Shaksgam
Shaksgam (Urdu: Muztagh) of de Trans-Karakoram Strook is een gebied van 5180 km2 in Kasjmir. Het is een van de twee gebieden binnen Kasjmir die onder het bestuur vallen van China (het andere gebied is Aksai Chin). Shaksgam is onbewoond en bestaat uit het dal van de gelijknamige rivier. Het gebied is zeer hoog gelegen (gemiddeld 3800 meter) en moeilijk te bereiken. Ten zuiden van het gebied ligt het Karakoramgebergte met de bergtoppen K2, Broad Peak, Gasherbrum I en II en de Siaachengletsjer. Ten oosten ligt de Karakorampas, ten noorden het eveneens door China bestuurde Xinjiang en ten westen de door Pakistan bestuurde regio Baltistan.
Omdat het gebied zo moeilijk toegankelijk is, duurde het tot 1887 voordat de eerste westerling (de avonturier Francis Younghusband) het gebied betrad. Het gebied werd verder alleen bezocht door inwoners van Baltistan die er doorheen trokken richting Oost-Turkestan (nu Xinjiang) voor werk en door de Hunzakutbandieten die vanuit Shaksgam soms de Yarkandvallei binnenvielen. In 1929 vond de eerste westelijke expeditie plaats naar het gebied. Van 1947 tot 1999 was het een gesloten gebied. Vanaf 1999 is het gebied weer opengesteld door Pakistan en is het soms het doel van klimexpedities. Ook vanuit China wordt het gebied soms als trekroute gebruikt om vanuit het noorden de berg K2 te bereiken. Dit is echter een zeer moeilijke en lange route en slechts weinig expedities worden daarom via deze route uitgevoerd.
In het gebied wonen geen mensen, vanwege de ontoegankelijkheid en het extreme klimaat en hoogte. Het is een met sneeuw bedekt hoog gelegen woestijnachtig gebied en bevat bijna geen vegetatie. De rivier en vallei lopen vanaf een gletsjer in het zuidoosten naar het westen, waar de rivier in de Yulinrivier stroomt, die verderop weer afwatert in de noordelijke gletsjers van de K2. De Shaksgamrivier is een moeilijk over te steken rivier, die van eind juni tot midden augustus niet begaanbaar is, omdat ze dan buiten haar oevers treedt.
[bewerk] Politieke status
Het gebied behoorde voor 1947 tot Kasjmir als onderdeel van het Dograrijk. In 1947 werd het door Pakistan veroverd op dit rijk. De leider van dit rijk, Hari Singh sloot zich daarna aan bij India. Van 1947 tot 1963 maakte dit gebied onderdeel uit van Baltistan, als onderdeel van de Pakistaanse Noordelijke Gebieden. Op 3 maart 1963 werd het gebied door Pakistan afgestaan aan China in het Chinees-Pakistaanse grensakkoord, als blijk van goodwill om de relatie tussen de beide landen te versterken en daarmee een verbond te sluiten als tegengewicht tegen India. Verder werd door deze overeenkomst de definitieve grens tussen China en Pakistan vastgesteld. Hiermee kocht Pakistan ook verdere Chinese aanspraken op Pakistaans grondgebied af.

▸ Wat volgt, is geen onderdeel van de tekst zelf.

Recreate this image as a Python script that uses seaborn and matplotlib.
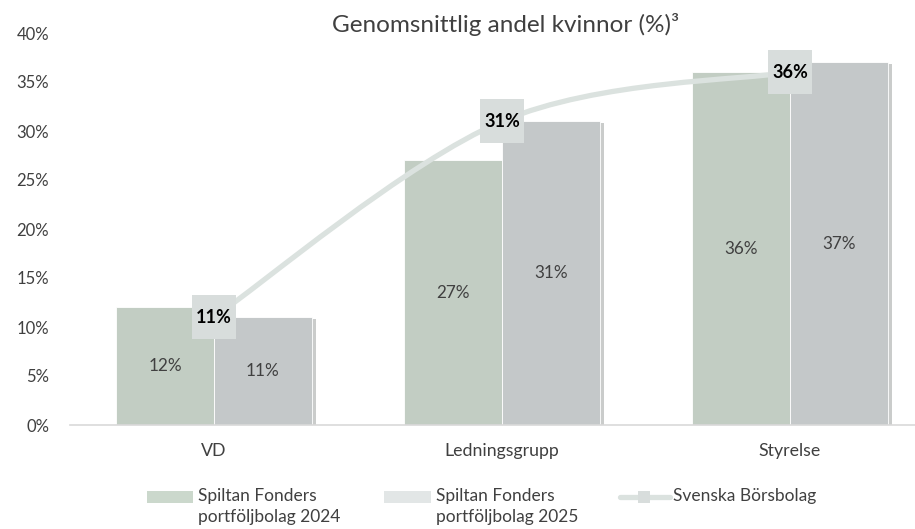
import numpy as np
import pandas as pd
import matplotlib
matplotlib.use("Agg")
import matplotlib.pyplot as plt
import seaborn as sns
from matplotlib.path import Path
from matplotlib.patches import PathPatch, Rectangle
from matplotlib.lines import Line2D
import matplotlib.patheffects as pe

categories = ["VD", "Ledningsgrupp", "Styrelse"]
series_names = ["Spiltan Fonders\nportföljbolag 2024", "Spiltan Fonders\nportföljbolag 2025"]
line_name = "Svenska Börsbolag"
vals_2024 = [12, 27, 36]
vals_2025 = [11, 31, 37]
borsbolag = [11, 31, 36]
yticks = [0, 5, 10, 15, 20, 25, 30, 35, 40]
title = "Genomsnittlig andel kvinnor (%)³"

sns.set_theme(style="white")
plt.rcParams["font.family"] = ["Lato", "DejaVu Sans"]

bar_colors = ["#c2cdc3", "#c4c8c9"]
legend_colors = ["#cbd8cc", "#e2e6e6"]
line_color = "#dbe2df"
box_color = "#d8dddc"
text_color = "#404040"

W, H = 915, 529
df = pd.DataFrame({
    "cat": categories * 2,
    "val": vals_2024 + vals_2025,
    "series": [series_names[0]] * 3 + [series_names[1]] * 3,
})

fig = plt.figure(figsize=(W / 100, H / 100), dpi=100)
ax = fig.add_axes([70 / W, 104 / H, 845 / W, 392 / H])

sns.barplot(data=df, x="cat", y="val", hue="series", palette=bar_colors,
            width=0.68, gap=0, ax=ax, legend=False, saturation=1,
            edgecolor="white", linewidth=0.6)

for p in ax.patches:
    p.set_path_effects([pe.SimplePatchShadow(offset=(3, -1), shadow_rgbFace="#8a8e8c", alpha=0.45),
                        pe.Normal()])
    h = p.get_height()
    ax.text(p.get_x() + p.get_width() / 2, h / 2, f"{h:.0f}%", ha="center", va="center",
            fontsize=12.3, color=text_color, zorder=5)

# smoothed line (Catmull-Rom through the data points)
xs = np.arange(len(categories), dtype=float)
ys = np.array(borsbolag, dtype=float)
verts = [(xs[0], ys[0])]
codes = [Path.MOVETO]
px = np.concatenate([[xs[0]], xs, [xs[-1]]])
py = np.concatenate([[ys[0]], ys, [ys[-1]]])
for i in range(1, len(px) - 2):
    c1 = (px[i] + (px[i + 1] - px[i - 1]) / 6, py[i] + (py[i + 1] - py[i - 1]) / 6)
    c2 = (px[i + 1] - (px[i + 2] - px[i]) / 6, py[i + 1] - (py[i + 2] - py[i]) / 6)
    verts += [c1, c2, (px[i + 1], py[i + 1])]
    codes += [Path.CURVE4] * 3
ax.add_patch(PathPatch(Path(verts, codes), facecolor="none", edgecolor=line_color,
                       lw=3.8, zorder=6, capstyle="round"))
ax.plot(xs, ys, linestyle="none", marker="s", markersize=32, color=box_color,
        markeredgewidth=0, zorder=7)
for x, y in zip(xs, ys):
    ax.text(x, y, f"{y:.0f}%", ha="center", va="center", fontsize=13,
            fontweight="bold", color="black", zorder=8)

ax.set_xlim(-0.5, 2.434)
ax.set_ylim(0, 40)
ax.set_yticks(yticks)
ax.set_yticklabels([f"{t}%" for t in yticks])
ax.set_xlabel("")
ax.set_ylabel("")
ax.tick_params(axis="y", length=0, labelsize=12, colors=text_color, pad=15)
ax.tick_params(axis="x", length=0, labelsize=12.8, colors=text_color, pad=13)
for s in ["top", "right", "left"]:
    ax.spines[s].set_visible(False)
ax.spines["bottom"].set_color("#d9d9d9")
ax.spines["bottom"].set_linewidth(1.2)
ax.set_xticks(range(len(categories)))
ax.set_xticklabels(categories)

fig.text(506 / W, 1 - 24 / H, title, ha="center", va="center", fontsize=17.5, color=text_color)

# legend (drawn in figure pixel coordinates)
def fx(v):
    return v / W

def fy(v):
    return 1 - v / H

for (x0, x1), col, lab in zip([(147, 193), (384, 431)], legend_colors, series_names):
    fig.add_artist(Rectangle((fx(x0), fy(503)), fx(x1 - x0), (503 - 491) / H,
                             facecolor=col, edgecolor="none", transform=fig.transFigure))
    fig.text(fx(x1 + 5), fy(488), lab, ha="left", va="top", fontsize=12.5,
             color=text_color, linespacing=1.35)
fig.add_artist(Line2D([fx(620), fx(670)], [fy(497), fy(497)], color=line_color, lw=3.8,
                      transform=fig.transFigure, solid_capstyle="round"))
fig.add_artist(Line2D([fx(644)], [fy(497)], marker="s", markersize=8, color=box_color,
                      markeredgewidth=0, linestyle="none", transform=fig.transFigure))
fig.text(fx(673), fy(488), line_name, ha="left", va="top", fontsize=12.5, color=text_color)

fig.savefig("out.png", dpi=100)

India erkent zowel het gezag van Pakistan als dat van China niet, omdat zij Kasjmir als volledig Indisch grondgebied ziet. Dit omdat de Dograleider zich met zijn gebied bij India had aangesloten, al was dit niet meer geheel in zijn handen.
China en Pakistan namen wel een clausule op in het akkoord, waarin werd gesteld dat de status van de regio opnieuw zou worden bekeken nadat Pakistan en India een overeenkomst zouden sluiten over hun definitieve grens. In 1987 werd deze clausule door China echter weer verworpen.
Ten zuiden van het gebied ligt de Siaachengletsjer. Dit gebied wordt bezet door het Indiase leger en wordt gescheiden van de Shaksgamvallei door de zogenaamde NJ9842-lijn. Deze grenslijn werd tijdens het verdrag van Karachi van 1949 en het verdrag van Simla van 1972 tussen India en Pakistan aangeduid als de lijn 'waarboven geen mens kon leven' en waarover dus ook nog geen definitief besluit behoefde te worden genomen met betrekking tot de soevereiniteit. Dit heeft de onduidelijkheid over de status van het gebied alleen maar versterkt.